Arriviamo ai giorni nostri, alle ultime settimane. La Rai si dibatte tra il fango delle intercettazioni sul pastrocchio Rai-Mediaset rilanciate da Repubblica e la gloria degli ascolti di una nuova “buona televisione” realizzata con gli show Celentano e Benigni. Da una parte il peggio del collateralismo di matrice politica, dall’altro un’audacia quasi insperata nel promuovere contenuti diversi e migliori. Il nostro servizio pubblico sembra in mezzo al guado.
Al centro dello scandalo che non scandalizza, quello dell’inciucio Rai-Mediaset testimoniato da intercettazioni relative al 2005, c’è il rischio del collasso completo del servizio pubblico. La Rai che con l’avvento delle televisioni private (di Berlusconi) le aveva inseguite, smettendo di pensare ai bisogni degli spettatori e dedicandosi a quelli delle aziende, ha fatto un ulteriore giro di valzer con la discesa in campo del proprietario di quelle televisioni private (cioè Berlusconi), svendendo i residuali bisogni degli spettatori (peraltro inconsapevoli di tutto, compresi i propri bisogni) all’allora premier e alle sue attività.

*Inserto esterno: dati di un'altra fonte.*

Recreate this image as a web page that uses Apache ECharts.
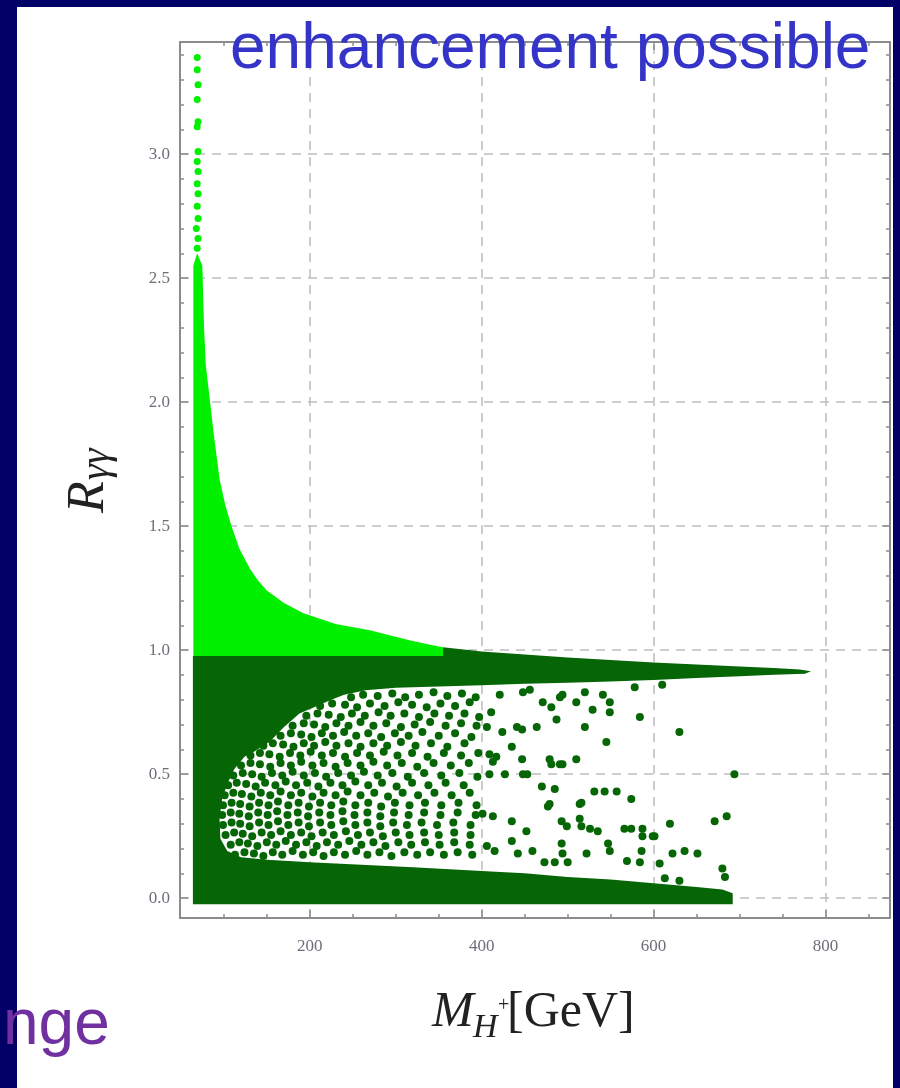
<!DOCTYPE html>
<html><head><meta charset="utf-8">
<script src="https://cdn.jsdelivr.net/npm/echarts@6/dist/echarts.min.js"></script>
<style>html,body{margin:0;padding:0;background:#fff}#c{width:900px;height:1088px}</style>
</head><body><div id="c"></div>
<script>
// ---- axis ticks ----
const xMajorTicks = [200, 400, 600, 800];
const xMinorTicks = [100, 150, 250, 300, 350, 450, 500, 550, 650, 700, 750, 850];
const yMajorTicks = [0, 0.5, 1.0, 1.5, 2.0, 2.5, 3.0];
const yMinorTicks = [0.1,0.2,0.3,0.4,0.6,0.7,0.8,0.9,1.1,1.2,1.3,1.4,1.6,1.7,1.8,1.9,2.1,2.2,2.3,2.4,2.6,2.7,2.8,2.9,3.1,3.2,3.3,3.4];
const xGridLines = [200, 400, 600, 800];
const yGridLines = [0, 0.5, 1.0, 1.5, 2.0, 2.5, 3.0];

// ---- data: M_H+ [GeV], R_gamma gamma ----
// light green (enhanced) region outline
const lightRegion = [[64.5,0.976],[64.5,2.55],[69,2.6],[75,2.55],[77,2.3],[79,2.15],[84,2.0],[88,1.88],[95,1.69],[102,1.58],[109,1.5],[118,1.41],[130,1.33],[140,1.28],[150,1.24],[170,1.19],[192,1.15],[230,1.105],[270,1.08],[316,1.04],[340,1.022],[355,1.012],[355,0.976]];
// sparse light green points at the top
const lightPoints = [[69,2.62],[70,2.66],[68,2.70],[70,2.74],[69,2.79],[70,2.84],[69,2.88],[70,2.93],[69,2.97],[70,3.01],[69,3.11],[70,3.13],[69,3.22],[70,3.28],[69,3.34],[69,3.39]];
// dense dark green region outline
const darkRegion = [[64,-0.025],[64,0.976],[355,0.976],[355,1.012],[400,0.995],[450,0.982],[500,0.97],[550,0.96],[600,0.95],[650,0.942],[700,0.934],[740,0.928],[770,0.922],[783,0.915],[776,0.905],[740,0.901],[700,0.895],[650,0.888],[600,0.88],[550,0.874],[500,0.869],[450,0.864],[400,0.858],[350,0.853],[300,0.848],[265,0.838],[240,0.82],[225,0.80],[205,0.77],[188,0.745],[170,0.69],[153,0.63],[135,0.59],[124,0.57],[112,0.52],[104,0.46],[98,0.40],[95,0.32],[96,0.24],[104,0.19],[120,0.165],[150,0.155],[200,0.145],[260,0.135],[320,0.125],[400,0.11],[450,0.1],[500,0.085],[550,0.075],[600,0.06],[650,0.045],[680,0.035],[692,0.02],[692,-0.025]];
// scattered dark green points, left part
const darkPointsLeft = [
[248,0.81],[262,0.82],[279,0.815],[296,0.825],[311,0.81],[327,0.82],[344,0.83],[360,0.815],[377,0.825],[393,0.81],
[212,0.775],[226,0.785],[241,0.78],[255,0.77],[270,0.785],[287,0.775],[303,0.79],[319,0.78],[336,0.77],[352,0.785],[369,0.775],[386,0.79],
[196,0.735],[209,0.745],[222,0.74],[236,0.73],[249,0.745],[264,0.735],[280,0.75],[294,0.735],[310,0.745],[327,0.73],[345,0.745],[362,0.735],[380,0.745],[397,0.73],
[180,0.695],[193,0.705],[205,0.70],[218,0.69],[231,0.705],[245,0.695],[259,0.71],[274,0.695],[289,0.705],[306,0.69],[322,0.70],[340,0.71],[358,0.695],[376,0.705],[394,0.695],
[166,0.655],[178,0.665],[190,0.66],[202,0.65],[214,0.665],[227,0.655],[240,0.67],[254,0.655],[268,0.665],[283,0.65],[299,0.665],[315,0.655],[331,0.67],[350,0.655],[369,0.665],[388,0.65],
[146,0.615],[157,0.625],[169,0.62],[181,0.61],[193,0.625],[205,0.615],[218,0.63],[231,0.615],[245,0.625],[259,0.61],[274,0.625],[290,0.615],[306,0.63],[323,0.615],[341,0.625],[360,0.61],[380,0.625],
[131,0.575],[142,0.585],[153,0.58],[165,0.57],[177,0.585],[189,0.575],[201,0.59],[214,0.575],[227,0.585],[241,0.57],[255,0.585],[270,0.575],[286,0.59],[302,0.575],[319,0.585],[337,0.57],[356,0.585],[376,0.575],[396,0.585],
[120,0.535],[131,0.545],[142,0.54],[154,0.53],[166,0.545],[178,0.535],[190,0.55],[203,0.535],[216,0.545],[230,0.53],[244,0.545],[259,0.535],[274,0.55],[290,0.535],[307,0.545],[325,0.53],[344,0.545],[364,0.535],[385,0.545],
[111,0.495],[122,0.505],[133,0.50],[144,0.49],[156,0.505],[168,0.495],[180,0.51],[193,0.495],[206,0.505],[219,0.49],[233,0.505],[248,0.495],[263,0.51],[279,0.495],[296,0.505],[314,0.49],[333,0.505],[353,0.495],[374,0.505],[395,0.49],
[105,0.455],[115,0.465],[126,0.46],[137,0.45],[148,0.465],[160,0.455],[172,0.47],[184,0.455],[197,0.465],[210,0.45],[224,0.465],[238,0.455],[253,0.47],[268,0.455],[284,0.465],[301,0.45],[319,0.465],[338,0.455],[358,0.465],[379,0.455],
[101,0.415],[111,0.425],[121,0.42],[132,0.41],[143,0.425],[154,0.415],[166,0.43],[178,0.415],[190,0.425],[203,0.41],[216,0.425],[230,0.415],[244,0.43],[259,0.415],[275,0.425],[291,0.41],[308,0.425],[326,0.415],[345,0.425],[365,0.415],[386,0.425],
[99,0.375],[109,0.385],[119,0.38],[130,0.37],[141,0.385],[152,0.375],[163,0.39],[175,0.375],[187,0.385],[199,0.37],[212,0.385],[225,0.375],[239,0.39],[253,0.375],[268,0.385],[283,0.37],[299,0.385],[316,0.375],[334,0.385],[353,0.375],[373,0.385],[394,0.375],
[98,0.335],[108,0.345],[118,0.34],[129,0.33],[140,0.345],[151,0.335],[162,0.35],[174,0.335],[186,0.345],[198,0.33],[211,0.345],[224,0.335],[238,0.35],[252,0.335],[267,0.345],[282,0.33],[298,0.345],[315,0.335],[333,0.345],[352,0.335],[372,0.345],[393,0.335],
[99,0.295],[109,0.305],[119,0.30],[130,0.29],[141,0.305],[152,0.295],[163,0.31],[175,0.295],[187,0.305],[199,0.29],[212,0.305],[225,0.295],[239,0.31],[253,0.295],[267,0.305],[282,0.29],[297,0.305],[313,0.295],[330,0.305],[348,0.295],[367,0.305],[387,0.295],
[102,0.255],[112,0.265],[122,0.26],[133,0.25],[144,0.265],[155,0.255],[166,0.27],[178,0.255],[190,0.265],[202,0.25],[215,0.265],[228,0.255],[242,0.27],[256,0.255],[270,0.265],[285,0.25],[300,0.265],[316,0.255],[333,0.265],[350,0.255],[368,0.265],[387,0.255],
[108,0.215],[118,0.225],[128,0.22],[139,0.21],[150,0.225],[161,0.215],[172,0.23],[184,0.215],[196,0.225],[208,0.21],[220,0.225],[233,0.215],[246,0.23],[260,0.215],[274,0.225],[288,0.21],[303,0.225],[318,0.215],[334,0.225],[351,0.215],[368,0.225],[386,0.215],
[113,0.175],[124,0.185],[135,0.18],[146,0.17],[157,0.185],[168,0.175],[180,0.19],[192,0.175],[204,0.185],[216,0.17],[228,0.185],[241,0.175],[254,0.19],[267,0.175],[281,0.185],[295,0.17],[310,0.185],[325,0.175],[340,0.185],[356,0.175],[372,0.185],[389,0.175]
];
// scattered dark green points, right part
const darkPointsRight = [
[421,0.82],[448,0.83],[456,0.84],[471,0.79],[481,0.77],[491,0.81],[494,0.82],[510,0.79],[520,0.83],[529,0.76],[541,0.82],[549,0.79],[549,0.75],[578,0.85],[584,0.73],[610,0.86],[630,0.67],
[411,0.75],[406,0.69],[424,0.67],[441,0.69],[447,0.68],[464,0.69],[487,0.72],[520,0.69],[545,0.63],[435,0.61],[409,0.58],[417,0.57],[413,0.55],[447,0.56],[479,0.56],[481,0.54],[491,0.54],[494,0.54],[510,0.56],
[409,0.5],[427,0.5],[448,0.5],[453,0.5],[470,0.45],[485,0.44],[479,0.38],[477,0.37],[514,0.38],[516,0.385],[531,0.43],[543,0.43],[557,0.43],[574,0.40],[694,0.50],
[401,0.34],[413,0.33],[435,0.31],[452,0.27],[493,0.31],[499,0.29],[514,0.32],[516,0.29],[526,0.28],[535,0.27],[566,0.28],[574,0.28],[587,0.28],[587,0.25],[601,0.25],[619,0.30],[671,0.31],[685,0.33],
[406,0.21],[415,0.19],[435,0.23],[442,0.18],[459,0.19],[493,0.22],[494,0.18],[522,0.18],[547,0.22],[549,0.19],[586,0.19],[599,0.25],[622,0.18],[636,0.19],[651,0.18],[680,0.12],[683,0.085],
[473,0.145],[485,0.145],[500,0.145],[569,0.15],[584,0.145],[607,0.14],[613,0.08],[630,0.07]
];

// ---- text ----
const titleText = 'enhancement possible';
const cornerText = 'nge';

const DARK = '#066606', LIGHT = '#00f000';
const FRAME = '#8c8c8c', LABEL = '#6e6e7a';
const X_MIN = 49, X_MAX = 875, Y_MIN = -0.08, Y_MAX = 3.452;

function xAx(pos, ticks, len, labels, line) {
  return {
    type: 'value', min: X_MIN, max: X_MAX, position: pos, z: 20,
    axisLine: { show: line, onZero: false, lineStyle: { color: FRAME, width: 2 } },
    axisTick: { show: true, inside: true, length: len, customValues: ticks, lineStyle: { color: FRAME, width: 1.5 } },
    axisLabel: labels ? { show: true, customValues: ticks, margin: 20, color: LABEL, fontFamily: 'Liberation Serif', fontSize: 17 } : { show: false },
    splitLine: { show: false }
  };
}
function yAx(pos, ticks, len, labels, line) {
  return {
    type: 'value', min: Y_MIN, max: Y_MAX, position: pos, z: 20,
    axisLine: { show: line, onZero: false, lineStyle: { color: FRAME, width: 2 } },
    axisTick: { show: true, inside: true, length: len, customValues: ticks, lineStyle: { color: FRAME, width: 1.5 } },
    axisLabel: labels ? { show: true, customValues: ticks, margin: 10, color: LABEL, fontFamily: 'Liberation Serif', fontSize: 17, formatter: v => v.toFixed(1) } : { show: false },
    splitLine: { show: false }
  };
}
function polygonSeries(points, color, z) {
  return {
    type: 'custom', z: z, silent: true, xAxisIndex: 0, yAxisIndex: 0,
    data: [points[0]],
    renderItem: (params, api) => ({
      type: 'polygon',
      shape: { points: points.map(p => api.coord(p)) },
      style: { fill: color }
    })
  };
}

const chart = echarts.init(document.getElementById('c'), null, { renderer: 'canvas' });
const serifI = 'italic {s}px "Liberation Serif"';
chart.setOption({
  backgroundColor: '#ffffff',
  animation: false,
  grid: { left: 180, right: 10, top: 42, bottom: 170, containLabel: false, outerBoundsMode: 'none' },
  xAxis: [
    xAx('bottom', xMajorTicks, 8, true, true),
    xAx('bottom', xMinorTicks, 4, false, false),
    xAx('top', xMajorTicks, 8, false, true),
    xAx('top', xMinorTicks, 4, false, false)
  ],
  yAxis: [
    yAx('left', yMajorTicks, 8, true, true),
    yAx('left', yMinorTicks, 4, false, false),
    yAx('right', yMajorTicks, 8, false, true),
    yAx('right', yMinorTicks, 4, false, false)
  ],
  series: [
    {
      type: 'scatter', data: [], z: 1, silent: true,
      markLine: {
        z: 1, silent: true, symbol: ['none', 'none'], label: { show: false },
        lineStyle: { color: '#bdbdbd', width: 1.5, type: [9, 7] },
        data: xGridLines.map(v => ({ xAxis: v })).concat(yGridLines.map(v => ({ yAxis: v })))
      }
    },
    polygonSeries(darkRegion, DARK, 6),
    polygonSeries(lightRegion, LIGHT, 7),
    {
      type: 'scatter', z: 8, silent: true, symbolSize: 8,
      itemStyle: { color: DARK, opacity: 1 },
      data: darkPointsLeft.concat(darkPointsRight)
    },
    {
      type: 'scatter', z: 9, silent: true, symbolSize: 7,
      itemStyle: { color: LIGHT, opacity: 1 },
      data: lightPoints
    }
  ],
  graphic: [
    { type: 'rect', z: 100, shape: { x: 0, y: 0, width: 17, height: 1088 }, style: { fill: '#000066' } },
    { type: 'rect', z: 100, shape: { x: 0, y: 0, width: 900, height: 7 }, style: { fill: '#000066' } },
    { type: 'rect', z: 100, shape: { x: 893, y: 0, width: 7, height: 1088 }, style: { fill: '#000066' } },
    { type: 'text', z: 110, x: 230, y: 50, style: { text: titleText, font: '64px "Liberation Sans"', fill: '#3434c8', verticalAlign: 'middle' } },
    { type: 'text', z: 110, x: 3, y: 1026, style: { text: cornerText, font: '64px "Liberation Sans"', fill: '#7030a0', verticalAlign: 'middle' } },
    // x axis title  M_{H+} [GeV]
    { type: 'text', z: 110, x: 432, y: 1013, style: { text: 'M', font: serifI.replace('{s}', 50), fill: '#222', verticalAlign: 'middle' } },
    { type: 'text', z: 110, x: 473, y: 1028, style: { text: 'H', font: serifI.replace('{s}', 34), fill: '#222', verticalAlign: 'middle' } },
    { type: 'text', z: 110, x: 498, y: 1006, style: { text: '+', font: '20px "Liberation Serif"', fill: '#222', verticalAlign: 'middle' } },
    { type: 'text', z: 110, x: 507, y: 1013, style: { text: '[GeV]', font: '50px "Liberation Serif"', fill: '#222', verticalAlign: 'middle' } },
    // y axis title  R_{gamma gamma}
    {
      type: 'group', z: 110, x: 89, y: 513, rotation: Math.PI / 2,
      children: [
        { type: 'text', z: 110, x: 0, y: 0, style: { text: 'R', font: serifI.replace('{s}', 52), fill: '#222', verticalAlign: 'middle' } },
        { type: 'text', z: 110, x: 33, y: 8, style: { text: 'γγ', font: serifI.replace('{s}', 40), fill: '#222', verticalAlign: 'middle' } }
      ]
    }
  ]
});
</script>
</body></html>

Il già misero duopolio scoloriva in una televisione monoblocco; il mostro era tanto più brutto perché non lo si vedeva, nascosto dietro musiche, colori e sorrisi. Così in una serata qualsiasi si potevano sorbire quasi ovunque gli stessi reality show e serial, e anche la stessa informazione. La lottizzazione è roba da brontosauri, oggi bastano un paio di telefonate, che fra giornalisti e dirigenti tv ci si intende meglio.
Questo accadeva due anni fa. Quanto sia stato differente prima e dopo non lo sappiamo, non ci sono intercettazioni. La Rai in questi giorni ha avviato un’inchiesta interna e forse ha avuto termine il collateralismo quotidiano fra i due colossi tv. Ma è difficile pensare che se ne esca tanto facilmente, così come è difficile immaginare che una Rai privatizzata sarebbe una Rai non lottizzata. Ma a questo siamo, alla Rai privatizzata? Se ne parla come dell’accettazione di un male minore, l’eutanasia per un organismo infettato da troppi virus. Al suo capezzale diversi manager si fregano le mani.
In questi giorni però la Rai ha calato due assi, e non nella riserva indiana di Rai Tre, l’ultimo baluardo di un servizio che si possa dire pubblico, ma in prima serata sul primo canale. Celentano e Benigni. Due personaggi eccentrici e fuori dal tempo, talmente carismatici da avere ricevuto carta bianca per le loro trasmissioni. Il primo ha proposto le sue riflessioni popolari e alternative, figlie della via Gluck; l’altro si è spinto ancora più lontano raccontandoci Dante Alighieri. Appena ci si allontana dal mainstream, si trovano spunti per raccontare un’Italia diversa. Svapora l’omologazione duopolistica e lo spettatore può respirare. E qualcuno questi format li ha pensati, e qualcun altro li ha autorizzati.
Torniamo agli uomini che scelgono di cosa riempire la televisione. E vediamo un servizio pubblico in bilico tra servilismo e proposta intelligente. Così come l’inciucio e la lottizzazione moderni non sono più quelli di Bernabei, anche Benigni e Celentano non sono eredi diretti della televisione pedagogica dei primi decenni. Sui loro palchi oggi si vuole vincere soprattutto la battaglia dello share. Ma le tendenze di fondo, i dilemmi, pur nella loro esasperazione, si assomigliano ancora. E dietro al televisore, e al servizio pubblico, ci sono sempre delle persone che scelgono.